7777777phil
14 days ago
Earlier this month I argued why LLMs need episodic memory (https://philippdubach.com/posts/beyond-vector-search-why-llm...), and this lines up closely with what you’re describing..
But not sure it's a prompts vs rules problem. It’s more about remembering past decisions as decisions. Things like 'we avoided this dependency because it caused trouble before' or 'this validation exists due to a past incident' have sequence and context. Flattening them into embeddings or rules loses that. I see even the best models making those errors over a longer context rn.
My current view is that humans still need to control what gets remembered. Models are good at executing once context is right, but bad at deciding what deserves to persist.
qazxcvbnmlp
14 days ago
Humans decide what to remember based on their emotions. The LLM’s don’t have emotions. Our definition of good and bad comes from our morals and emotions.
In the context of software development; requirements are based on what we wanna do (which is based on emotion), the methods we choose to implement it are also based mostly on our predictions about what will work and not work well.
Most of our affinity for good software development hygiene comes from emotional experiences of the negative feelings felt from the extra work of bad development hygiene.
I think this explains a lot of varied success with coding agents. You don’t talk to them like you talk to an engineer because with an engineer, you know that they have a sense of what is good and bad. Coding agents won’t tell you what is good and bad. They have some limited heuristics, but they don’t understand nuance at all unless you prompt them on it.
Even if they could have unlimited context, window and memory, they would still need to be able to which part of that memories is important. I.e. if the human gave them conflicting instructions, how do they resolve that?.
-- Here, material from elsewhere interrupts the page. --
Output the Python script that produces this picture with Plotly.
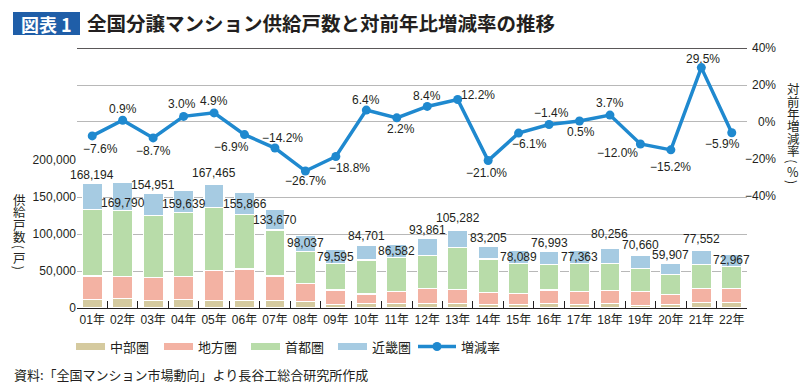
import plotly.graph_objects as go

W, H = 812, 392

# ---------------- data ----------------
years = ["01年", "02年", "03年", "04年", "05年", "06年", "07年", "08年", "09年", "10年", "11年",
         "12年", "13年", "14年", "15年", "16年", "17年", "18年", "19年", "20年", "21年", "22年"]
region_names = ["中部圏", "地方圏", "首都圏", "近畿圏"]
chubu = [11200, 12600, 10400, 11200, 10400, 10400, 9900, 8600, 5000, 6300, 6300,
         6300, 6300, 5000, 5000, 6300, 5000, 6300, 3600, 5000, 7700, 7700]
chiho = [32000, 29700, 31000, 31100, 40000, 42300, 33300, 24700, 19300, 12600, 15700,
         20300, 18900, 15700, 14800, 18000, 17500, 17600, 18400, 13500, 18900, 18900]
shuto = [90100, 89200, 83400, 86500, 85200, 73300, 62200, 43300, 36100, 46000, 46500,
         44100, 56800, 45500, 40600, 34700, 37900, 36500, 31600, 27000, 32400, 29200]
kinki = [34900, 38300, 30200, 30800, 31900, 29900, 28300, 21400, 19200, 19800, 18100,
         23200, 23300, 17000, 17700, 18000, 17000, 19900, 17100, 14400, 18600, 17200]
totals = [168194, 169790, 154951, 159639, 167465, 155866, 133670, 98037, 79595, 84701, 86582,
          93861, 105282, 83205, 78089, 76993, 77363, 80256, 70660, 59907, 77552, 72967]
rates = [-7.6, 0.9, -8.7, 3.0, 4.9, -6.9, -14.2, -26.7, -18.8, 6.4, 2.2,
         8.4, 12.2, -21.0, -6.1, -1.4, 0.5, 3.7, -12.0, -15.2, 29.5, -5.9]
left_ticks = [0, 50000, 100000, 150000, 200000]
right_ticks = [40, 20, 0, -20, -40]
right_tick_labels = ["40%", "20%", "0%", "−20%", "−40%"]
line_name = "増減率"
left_title = ["供", "給", "戸", "数", "(", "戸", ")"]
right_title = ["対", "前", "年", "増", "減", "率", "(", "%", ")"]

# ---------------- styles / label placement (pixels) ----------------
colors = ["#d5ca9f", "#f3b2a3", "#b8dca9", "#a6cbe2"]
BLUE = "#1f89cf"
TXT = "#231f20"
GRID = "#b8b8b8"
NUM_FONT = "Liberation Sans, Arial, Noto Sans CJK JP, sans-serif"
NUM_SIZE = 12
CJK_FONT = "Noto Sans CJK JP, sans-serif"

bar_label_dy = [8.5, -20.6, 8.3, -14.4, 11.4, -11.3, -11, -7.8, -7.6, 9.3, -7.1,
                8.5, 11.8, 8.7, -6.5, 7.7, -6.5, 15, 10.7, 8.7, 11.3, -6]
rate_label_dx = [8, 0.6, 0, -2, 0, -13, 7.5, 0, 14, 0, 4,
                 0, 20, -2, 10.5, 2.3, 1.4, 0, -23, 0, 2, -9]
rate_label_dy = [-13.3, 11.7, -13.3, 12, 11.7, -12.3, 10.5, -10.2, -12, 10, -11.6,
                 10.2, 4.3, -12, -11, 11.6, -10.9, 11.6, -8.9, -17, 9, -11.4]


def px(x):
    return x / W


def py(y):
    return 1 - y / H


fig = go.Figure()
for name, vals, col in zip(region_names, [chubu, chiho, shuto, kinki], colors):
    fig.add_trace(go.Bar(x=years, y=vals, name=name,
                         marker=dict(color=col, line=dict(color="white", width=1.2)),
                         showlegend=False, hoverinfo="skip"))
fig.add_trace(go.Scatter(x=years, y=rates, yaxis="y2", name=line_name, mode="lines+markers",
                         line=dict(color=BLUE, width=3.5), marker=dict(size=9, color=BLUE),
                         showlegend=False, hoverinfo="skip", cliponaxis=False))

annotations = []
# bar total labels
for yr, tot, dy in zip(years, totals, bar_label_dy):
    annotations.append(dict(x=yr, y=tot, xref="x", yref="y", text=f"{tot:,}", showarrow=False,
                            xanchor="center", yanchor="middle", yshift=dy,
                            font=dict(family=NUM_FONT, size=NUM_SIZE, color=TXT)))
# rate labels
for yr, r, dx, dy in zip(years, rates, rate_label_dx, rate_label_dy):
    t = f"{r:.1f}%".replace("-", "−")
    annotations.append(dict(x=yr, y=r, xref="x", yref="y2", text=t, showarrow=False,
                            xanchor="center", yanchor="middle", xshift=dx, yshift=dy,
                            font=dict(family=NUM_FONT, size=NUM_SIZE, color=TXT)))
# right axis tick labels (right aligned)
for v, t in zip(right_ticks, right_tick_labels):
    annotations.append(dict(x=px(778), y=v, xref="paper", yref="y2", text=t, showarrow=False,
                            xanchor="right", yanchor="middle",
                            font=dict(family=NUM_FONT, size=NUM_SIZE, color=TXT)))


# vertical (stacked) axis titles
def vertical_title(chars, xc, ytop, size):
    y = ytop
    for ch in chars:
        paren = ch in "()"
        h = 8.5 if paren else 12.4
        annotations.append(dict(x=px(xc), y=py(y + h / 2), xref="paper", yref="paper", text=ch,
                                showarrow=False, xanchor="center", yanchor="middle",
                                textangle=90 if paren else 0,
                                font=dict(family=CJK_FONT, size=size, color=TXT)))
        y += h


vertical_title(left_title, 19, 193, 12.5)
vertical_title(right_title, 793, 82.5, 12.5)

# title
annotations.append(dict(x=px(46.5), y=py(23.5), xref="paper", yref="paper", text="<b>図表 1</b>",
                        showarrow=False, xanchor="center", yanchor="middle",
                        font=dict(family=CJK_FONT, size=18, color="white")))
annotations.append(dict(x=px(85), y=py(23), xref="paper", yref="paper",
                        text="<b>全国分譲マンション供給戸数と対前年比増減率の推移</b>",
                        showarrow=False, xanchor="left", yanchor="middle",
                        font=dict(family=CJK_FONT, size=19.5, color=TXT)))
# source
annotations.append(dict(x=px(12), y=py(374), xref="paper", yref="paper",
                        text="資料:「全国マンション市場動向」より長谷工総合研究所作成",
                        showarrow=False, xanchor="left", yanchor="middle",
                        font=dict(family=CJK_FONT, size=13, color=TXT)))

shapes = []
# title box
shapes.append(dict(type="rect", xref="paper", yref="paper", x0=px(13), x1=px(80), y0=py(35), y1=py(12),
                   fillcolor="#1f5ea8", line=dict(width=0), layer="below"))
# top 40% line
shapes.append(dict(type="line", xref="x domain", yref="y2", x0=0, x1=1, y0=40, y1=40,
                   line=dict(color=TXT, width=1.4)))

# custom legend
leg_y = 346.5
swatch_x = [76, 164, 251, 338]
for sx, name, col in zip(swatch_x, region_names, colors):
    shapes.append(dict(type="rect", xref="paper", yref="paper", x0=px(sx), x1=px(sx + 29),
                       y0=py(leg_y + 3.5), y1=py(leg_y - 3.5), fillcolor=col, line=dict(width=0)))
    annotations.append(dict(x=px(sx + 32), y=py(leg_y), xref="paper", yref="paper", text=name,
                            showarrow=False, xanchor="left", yanchor="middle",
                            font=dict(family=CJK_FONT, size=13, color=TXT)))
shapes.append(dict(type="line", xref="paper", yref="paper", x0=px(418), x1=px(456), y0=py(leg_y), y1=py(leg_y),
                   line=dict(color=BLUE, width=3.5)))
shapes.append(dict(type="circle", xref="paper", yref="paper", x0=px(432.5), x1=px(441.5),
                   y0=py(leg_y + 4.5), y1=py(leg_y - 4.5), fillcolor=BLUE, line=dict(width=0)))
annotations.append(dict(x=px(459), y=py(leg_y), xref="paper", yref="paper", text=line_name,
                        showarrow=False, xanchor="left", yanchor="middle",
                        font=dict(family=CJK_FONT, size=13, color=TXT)))

fig.update_layout(
    template="none",
    width=W, height=H, autosize=False,
    margin=dict(l=0, r=0, t=0, b=0, pad=0),
    paper_bgcolor="white", plot_bgcolor="rgba(0,0,0,0)",
    barmode="stack", bargap=0.343,
    showlegend=False,
    xaxis=dict(domain=[px(77), px(747)], anchor="y", type="category", automargin=False,
               range=[-0.5, len(years) - 0.5],
               showline=True, linecolor=TXT, linewidth=1.3, tickangle=0,
               ticks="inside", ticklen=7, tickwidth=1.2, tickcolor=TXT, tickson="boundaries",
               showgrid=False, zeroline=False,
               tickfont=dict(family=NUM_FONT, size=NUM_SIZE, color=TXT)),
    yaxis=dict(domain=[py(308), py(160)], range=[0, 200000], tickvals=left_ticks, tickformat=",d",
               automargin=False, showgrid=True, gridcolor=GRID, gridwidth=1, zeroline=False,
               showline=False, ticks="",
               tickfont=dict(family=NUM_FONT, size=NUM_SIZE, color=TXT)),
    yaxis2=dict(domain=[py(195.5), py(48.3)], range=[-40, 40], anchor="x", side="right",
                automargin=False, tickvals=[20, 0], showticklabels=False, showgrid=True,
                gridcolor=GRID, gridwidth=1, zeroline=False, showline=False, ticks=""),
    annotations=annotations,
    shapes=shapes,
)

fig.write_html("out.html", config={"displayModeBar": False},
               post_script="document.body.style.margin='0px';")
I eventually think we’ll get to a state where a lot of the mechanics of coding and development can be incorporated into coding agents, but the what and why we build will still come from a human. I.e. will be able to do from 0 to 100% by itself a full stack web application, including deployment with all the security compliance and logins and whatever else, but it still won’t know what is important to emphasize in that website. Should the images be bigger here or the text? Questions like that.
dabaja
13 days ago
Interesting framing, but I think emotions are a proxy for something more tractable: loss functions over time. Engineers remember bad hygiene because they've felt the cost. You can approximate this for agents by logging friction: how many iterations did a task take, how many reverts, how much human correction. Then weight memory retrieval by past-friction-on-similar-tasks. It's crude, but it lets the agent "learn" that certain shortcuts are expensive without needing emotions. The hard part is defining similarity well enough that the signal transfers. Still early, but directionally this has reduced repeat mistakes in our pipeline more than static rules did.
qazxcvbnmlp
13 days ago
How do you choose which loss function over time to pursue?
dabaja
10 days ago
Honestly, it's empirical. We started with what was easiest to measure: human correction rate. If I had to step in and fix something, that's a clear signal the agent took a bad path. Iterations and reverts turned out to be noisier -- sometimes high iteration count means the task was genuinely hard, not that the agent made a mistake. So we downweighted those. The meta-answer is: pick the metric that most directly captures "I wish the agent hadn't done that." For us that's human intervention. For a team with better test coverage, it might be test failures after commit. For infra work, maybe rollback frequency. There's no universal loss function — it depends on where your pain actually is. We just made it explicit and started logging it. The logging alone forced clarity.